Right now we are talking as friends as she is "trying" to rekindle a marriage from years ago, which has totally blown my mind and she is only in it for the kids and a "family" life, not for the right reason she wants to be with this guy. I am at a total loss at this point..... she has blown me away by this step..... but we are talking and I have let her know my mistakes and that I am here for her for honest advice, which I am. If we can't be together we are still very good friends and I am willing to accept that. However I think she is very confused right now and doesn't know what to do. Which in turn I have no idea what to do at this point.....

I never intended on getting serious like this out of a divorce so soon, everything just happened and happened quick, but I felt as tho I would miss out. Timing is not always everything IMO. Sometimes things happen when you least expect it. I never intended to get serious or love her, it just happened......


----------



## Jellybeans

drivingmenutzkma said:


> Right now we are talking as friends as *she is "trying" to rekindle a marriage from years ago, *which has totally blown my mind and she is only in it for the kids and a "family" life, not for the right reason she wants to be with this guy.



Eh. Fall back. Seriously. Just fall back. She is clearly now involved with her husband so it would be wise for you to stay far away. 

Nothing good will come of hanging on while she is trying to rebuild her marriage.


----------



## LongWalk

If she's not married, she can date. You need to some sort of opener that will not create pressure. You cannot display neediness. Tell something disarming... you bought a pumpkin and it was a two for one deal. Could she use one or help you figure out how to make pie. Whatever, you were really heavy in the break up you need to be escape that association.


----------



## lifeistooshort

Are you sure you didn't have someone else in mind, only to find out that wasn't going to work? A lot of people decide they're not attracted to someone when they are in fact attracted to someone else.
_Posted via Mobile Device_


----------



## FeministInPink

Jellybeans said:


> Eh. Fall back. Seriously. Just fall back. She is clearly now involved with her husband so it would be wise for you to stay far away.
> 
> Nothing good will come of hanging on while she is trying to rebuild her marriage.


Ooh, yeah, it sounds to me like this whole situation is nothing but trouble, and you're just going to end up getting hurt in the end.

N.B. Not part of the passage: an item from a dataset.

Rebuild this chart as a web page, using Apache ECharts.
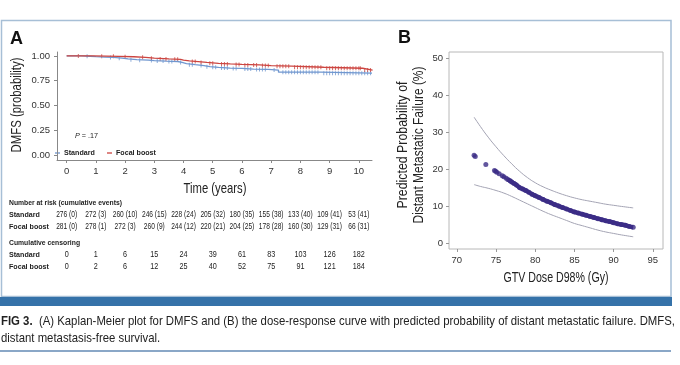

Move forward with your life. If things pick up again with this woman down the line, great, but don't even think about that now. Just move on and away from that impending train wreck.


----------



## Gonnabealright

ex husband and kids. Run now shes not over him. Your the rebound. Abort!


----------



## RandomDude

> Best Way To Get A Woman Back After Breaking Up With Her?


IMO you should just let her know where you stand, then fk off

If she comes around then fine, if not, meh, fk it



Gonnabealright said:


> ex husband and kids. Run now shes not over him. Your the rebound. Abort!


Or the ex-husband is the rebound


----------



## Jellybeans

Wait, is she even divorced?


----------



## drivingmenutzkma

Yes she has been divorced for 10+ years...... she don't love him for the right reasons, she walked out on him becuase about all he did was provide for her financially, he did not provide for her emotionally or physically, we actually had this conversation during our year of dating. Like I said, neither of us held anything back, we could tell each other anything and did. We were very good friends..... that is how the song goes What Hurts The Most...... I agree I was stupid, nobody has to tell me I was.....


----------



## Homemaker_Numero_Uno

It sounds like perhaps she learned a lesson, in that regardless of the man involved they are all capable of hurting you and she's figured that being resilient emotionally and learning to advocate for her needs in a relationship where her children are involved is much better all around than dealing with the same thing while juggling ex and children.

I had a guy once who told me he wasn't attracted to me, after enjoying physical affection for several months. I said thanks for letting me know and I left. He was :-o wanted to still be friends, I said, what the h*ll for, I have plenty of male friends! Why would you want to hang out with someone who was all hot and heavy and then decided they weren't really into you? It might happen again! And we are all getting older not younger. So for a woman there is more anxiety about that. It sounds like her ex is a good guy, maybe not the most demonstrative, and I don't understand how based on your second hand knowledge of him *as he was in the past*, and as she was also *in the past*, you could decide that he's not good for her. I mean, just saying that kind of makes you sound controlling and framing the issue that he was nasty to her so what you did isn't such a big deal, just a little mistake even though I think you pretty much trashed whatever trust or enjoyment she might have been getting out of being with you.


----------



## Hardtohandle

OP what you don't know is what conversations they are having.. 

He might be saying the same things you are..

Basically apologizing for not being emotionally there and now looking to atone. 

I just don't see how you somehow begging is going to fix this. 

You left her alone for 2 1/2 months and she isn't back ? I just don't see her coming back. 

Look your here so you should be used to this emotionally by now since you already lost an 18 year marriage. This should be a cake walk..

Good luck..


----------